African Identity Genocide

It is public knowledge that between the 1500 and 1900s, an estimated 12 million slaves were taken from their homes on the resource and culture rich continent of Africa and brought to the United States to work land that the Europeans in fact originally stole from the Native American people.3 This was one of the greatest, and arguably the greatest identity genocide based on numbers and facts alone.  Of those 12 million slaves, only 10 million made it to the United States alive and by the 1800s only a stifling six percent of that original number had made it to North America and survived.4 Along with mistreatment, torment and brutality inflicted on slaves, many families were separated upon arrival.  Almost all the original Kingdoms and Tribes of Africa were stripped of their children and ancestral ties were lost forever along with the lives of all those who were taken as property. 

Injustice and Student Identity

Of the twenty-four thousand students in our district, seventy-five percent of that figure are African-American.5 Many of these students are taught from an adapted history workbook that paints the settling of America as just and righteous with their ancestral heritage beginning with the role of slavery in the United States.  The astounding truth of this matter is that the founding of the United States was largely unjust to the majority of those who occupied this nation.  The facts about race relations in the United States boil down to a truth: “Americans have rarely reformed racially oppressive practices simply because it was the right thing to do.”6 In addition to these known truths, it is accessible knowledge that the history of African-American people originates in the name.  The continent of Africa is rarely explored or explained in American Public Schools, let alone in a manner that is applicable to students or paralleled with ancestral studies with the belief that all the students in our public schools should be well versed in and proud of who they are in their history.  African American students should be taught their history prior to slavery.  This should begin with the origins of man, the original Kingdoms of Africa with Kings and Queens like Cleopatra, and the Resources that occupied these lands of their ancestors. 

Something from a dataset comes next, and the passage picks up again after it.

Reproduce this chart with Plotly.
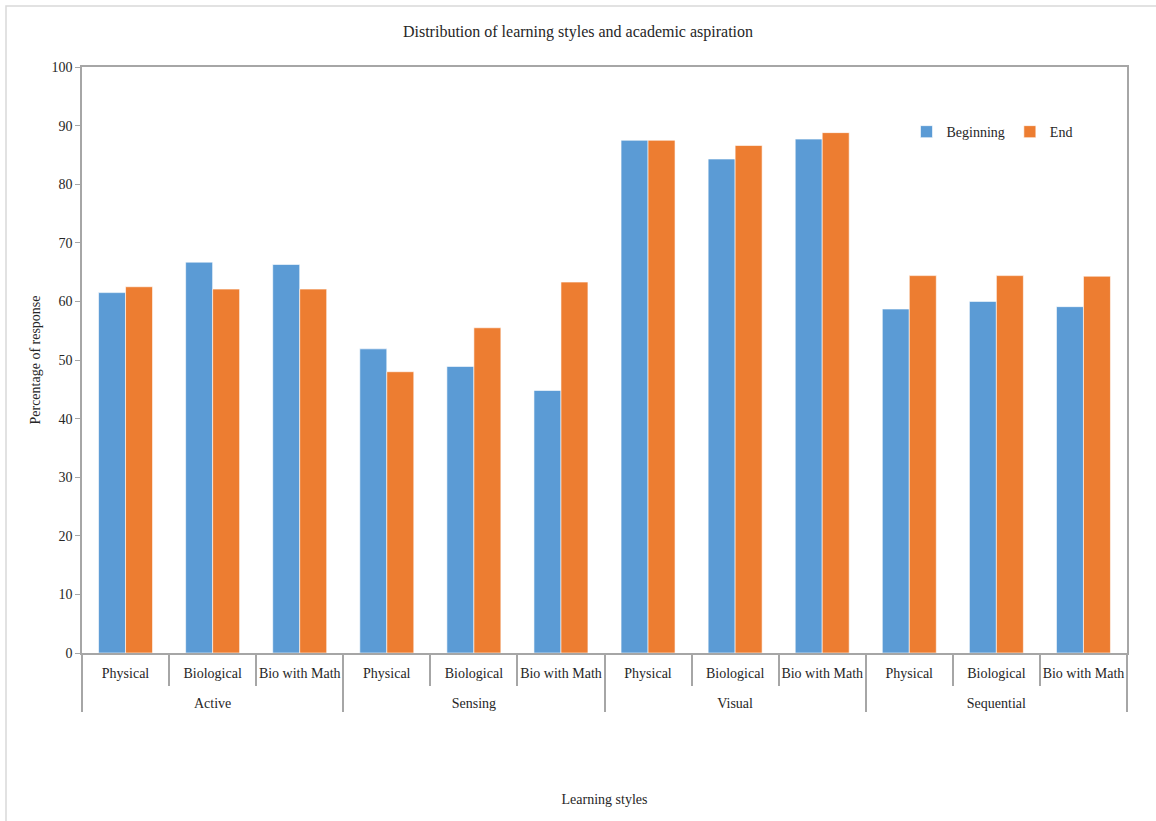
import plotly.graph_objects as go

groups = ["Active", "Sensing", "Visual", "Sequential"]
streams = ["Physical", "Biological", "Bio with Math"]
beginning = [61.5, 66.7, 66.3, 51.9, 48.9, 44.8, 87.5, 84.3, 87.7, 58.7, 60.0, 59.1]
end = [62.5, 62.1, 62.1, 48.0, 55.5, 63.3, 87.5, 86.6, 88.8, 64.4, 64.4, 64.3]
y_ticks = list(range(0, 101, 10))

outer = [g for g in groups for _ in streams]
# trailing empty line gives the two label rows the reference's spacing
inner = [s + "<br><span style='font-size:19px'> </span>" for _ in groups for s in streams]

FONT = "Liberation Serif"
BLUE = "#5B9BD5"
ORANGE = "#ED7D31"
AXIS = "#A6A6A6"

fig = go.Figure()
fig.add_trace(go.Bar(x=[outer, inner], y=beginning, name="Beginning",
                     marker=dict(color=BLUE, line=dict(color="rgba(255,255,255,0.6)", width=1))))
fig.add_trace(go.Bar(x=[outer, inner], y=end, name="End",
                     marker=dict(color=ORANGE, line=dict(color="rgba(255,255,255,0.6)", width=1))))
# invisible helper trace for the separator ticks axis
fig.add_trace(go.Bar(x=[outer, inner], y=end, xaxis="x2", showlegend=False,
                     hoverinfo="skip", marker=dict(opacity=0)))

fig.update_layout(
    width=1156, height=821,
    margin=dict(l=82, r=29, t=67, b=168, autoexpand=False),
    paper_bgcolor="white", plot_bgcolor="white",
    font=dict(family=FONT, size=14, color="#262626"),
    barmode="group", bargap=0.38, bargroupgap=0,
    title=dict(text="Distribution of learning styles and academic aspiration",
               x=0.5, xanchor="center", y=1 - 31 / 821, yanchor="middle",
               font=dict(family=FONT, size=16, color="#262626")),
    legend=dict(orientation="h", x=0.789, xanchor="left", y=0.889, yanchor="middle",
                font=dict(family=FONT, size=14), bgcolor="rgba(0,0,0,0)"),
    xaxis=dict(type="multicategory", showline=True, linecolor=AXIS, linewidth=1.5,
               mirror=True, ticks="", ticklabelstandoff=6,
               showdividers=True, dividercolor=AXIS,
               dividerwidth=1.5, showgrid=False, tickangle=0, automargin=False,
               tickfont=dict(family=FONT, size=14),
               title=dict(text="Learning styles", standoff=84,
                          font=dict(family=FONT, size=14))),
    xaxis2=dict(type="multicategory", overlaying="x", anchor="y", side="bottom",
                showticklabels=False, ticks="outside", tickson="boundaries",
                ticklen=32, tickcolor=AXIS, tickwidth=1.5, showline=False,
                showgrid=False, showdividers=False, automargin=False),
    yaxis=dict(range=[0, 100], tickvals=y_ticks, showline=True, linecolor=AXIS,
               linewidth=1.5, mirror=True, ticks="outside", ticklen=5,
               tickcolor=AXIS, showgrid=False, zeroline=False, automargin=False,
               title=dict(text="Percentage of response", standoff=8,
                          font=dict(family=FONT, size=14))),
    shapes=[dict(type="rect", xref="paper", yref="paper",
                 x0=(6 - 82) / 1045, x1=(1170 - 82) / 1045,
                 y0=(653 - 900) / 586, y1=(653 - 6) / 586,
                 line=dict(color="#D9D9D9", width=1.5), layer="below")],
)

fig.write_html("out.html")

Evidence for the Necessity of Identity

Teaching students who they are should come first as paralleled with Maslow’s Hierarchy of needs which refers to the theory that students should be connected to who they are and have a good sense of self.7 This is the educational background of the identity crisis issue.  We as educators know what students need to be successful.  One of the health components that students need in order to even have the basis for learning, is a sense of identity.  The psychologist David Straker sums up this point well:

“Beyond the basic need for sense of control, we are deeply driven by our sense of identity, of who we are; we are in the middle of our individual world, where we place a sense of central importance on our sense of self.”8

These are regarded as the necessities that are required to be able to teach students.  This hierarchy regarding student need is designed in a pyramid depicting the need for sense of self at the top three levels, while self-control occupies the bottom.9 Everyone not only needs but deserves an identity.  Our students deserve more than a textbook that begins with slavery and ends with a tolerance for others rather than willingly given freedom.  They deserve a textbook that is a true depiction of their ancestry from the beginnings of man to the present day.  The fact that there are no textbooks printed yet educating this major part of our population about their identity shows how little effort has in fact been put in to solving or acknowledging this problem of inequality and prejudice.  Helping build identity within my students is the single most effective way I have reached some to guide them towards success.  This alone reflects there is a great need for identity within our inner-city schools as well as others.  Without the basis of who they are, where they come from or what they believe in, how can we expect to teach our students, or expect them to learn or be engaged?